Iceland Keeps Rates Unchanged as Krona Strength Damps Inflation

Iceland’s central bank left its benchmark interest rate unchanged for a 10th consecutive meeting after interventions in the currency market last year strengthened the krona and cooled inflation.

The seven-day collateral lending rate was kept at 6 percent, Reykjavik-based Sedlabanki said today in a statement on its website.

Inflation will “be lower this year than previously anticipated and will be close to target,” the bank said. “The inflation outlook for the coming two years has deteriorated since the November forecast, however, as the outlook is for the slack in the economy to give way to an output gap during the period.”
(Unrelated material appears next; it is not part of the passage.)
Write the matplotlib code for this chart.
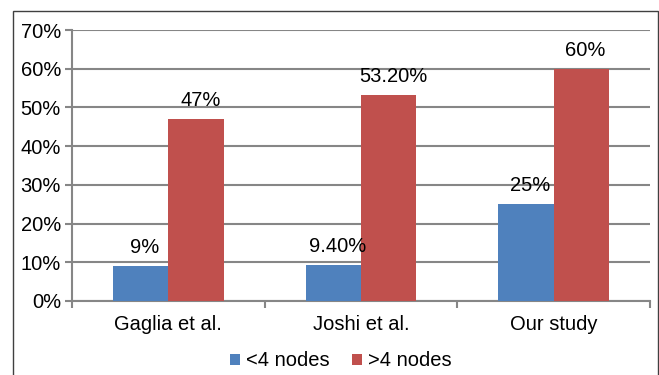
import matplotlib
matplotlib.use('Agg')
import matplotlib.pyplot as plt
import numpy as np
from matplotlib.patches import Rectangle

plt.rcParams['font.family'] = ['Liberation Sans', 'DejaVu Sans']

categories = ['Gaglia et al.', 'Joshi et al.', 'Our study']
series_names = ['<4 nodes', '>4 nodes']
below4 = [9.0, 9.4, 25.0]
above4 = [47.0, 53.2, 60.0]
labels_below = ['9%', '9.40%', '25%']
labels_above = ['47%', '53.20%', '60%']
colors = ['#4F81BD', '#C0504D']
grid_color = '#868686'
fs = 14.5

fig = plt.figure(figsize=(6.59, 3.75), dpi=100)
# outer chart frame
fig.patches.append(Rectangle((13 / 659, -0.05), 645 / 659, 1.05 - 11 / 375,
                             transform=fig.transFigure, fill=False,
                             edgecolor='#404040', linewidth=1.0))
ax = fig.add_axes([72 / 659, 1 - 301 / 375, (650 - 72) / 659, (301 - 30) / 375])

x = np.arange(len(categories))
w = 0.288
b1 = ax.bar(x - w / 2, below4, w, color=colors[0], label=series_names[0], zorder=3)
b2 = ax.bar(x + w / 2, above4, w, color=colors[1], label=series_names[1], zorder=3)

for bars, texts in [(b1, labels_below), (b2, labels_above)]:
    for rect, txt in zip(bars, texts):
        ax.annotate(txt, (rect.get_x() + rect.get_width() / 2, rect.get_height()),
                    xytext=(3, 6.5), textcoords='offset points',
                    ha='center', va='bottom', fontsize=fs, zorder=4)

ax.set_xlim(-0.5, len(categories) - 0.5)
ax.set_ylim(0, 70)
ax.set_yticks(np.arange(0, 71, 10))
ax.set_yticklabels([f'{v}%' for v in range(0, 71, 10)], fontsize=fs)
ax.yaxis.grid(True, color=grid_color, linewidth=1.5, zorder=0)
ax.set_axisbelow(True)

ax.set_xticks(x)
ax.set_xticklabels(categories, fontsize=fs)
ax.tick_params(axis='x', length=0, pad=10)
ax.set_xticks(np.arange(-0.5, len(categories), 1), minor=True)
ax.tick_params(axis='x', which='minor', length=5, color=grid_color, width=1.5)
ax.tick_params(axis='y', length=5, color=grid_color, width=1.5, pad=3)

for side in ['top', 'right']:
    ax.spines[side].set_visible(False)
for side in ['left', 'bottom']:
    ax.spines[side].set_color(grid_color)
    ax.spines[side].set_linewidth(1.5)

fig.legend(handles=[b1, b2], labels=series_names, loc='center',
           bbox_to_anchor=(341 / 659, 1 - 361 / 375), ncol=2, frameon=False,
           fontsize=fs, handlelength=0.5, handleheight=0.5, handletextpad=0.3,
           columnspacing=1.1)

fig.savefig('out.png', dpi=100)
The bank last year managed to boost the krona after suspending foreign currency auctions designed to build up reserves. Policy makers are seeking to protect the currency from losses as they try to phase out capital controls in place since the 2008 economic meltdown.

The krona has gained about 6.4 percent against the euro from a low in October, helping cool inflation to 3.1 percent last month, from an average of 3.9 percent last year. The central bank, which targets inflation of 2.5 percent, has raised rates six times since August 2011 to prevent krona losses from fueling inflation.

Finance Minister Bjarni Benediktsson on Feb. 9 said he was optimistic that Iceland would soon be in a position to remove the krona restrictions, which are blocking about $7.2 billion in krona-denominated assets from being converted into foreign exchange. Removing the controls this year depends on whether “it’s possible to align the expectations of all those involved,” he said.

Iceland, which completed a 33-month International Monetary Fund program in August 2011, is now outgrowing much of Europe as it recovers from its recession. The economy is seen expanding 2.3 percent this year and 2.5 percent in 2015, the European Commission forecast in November.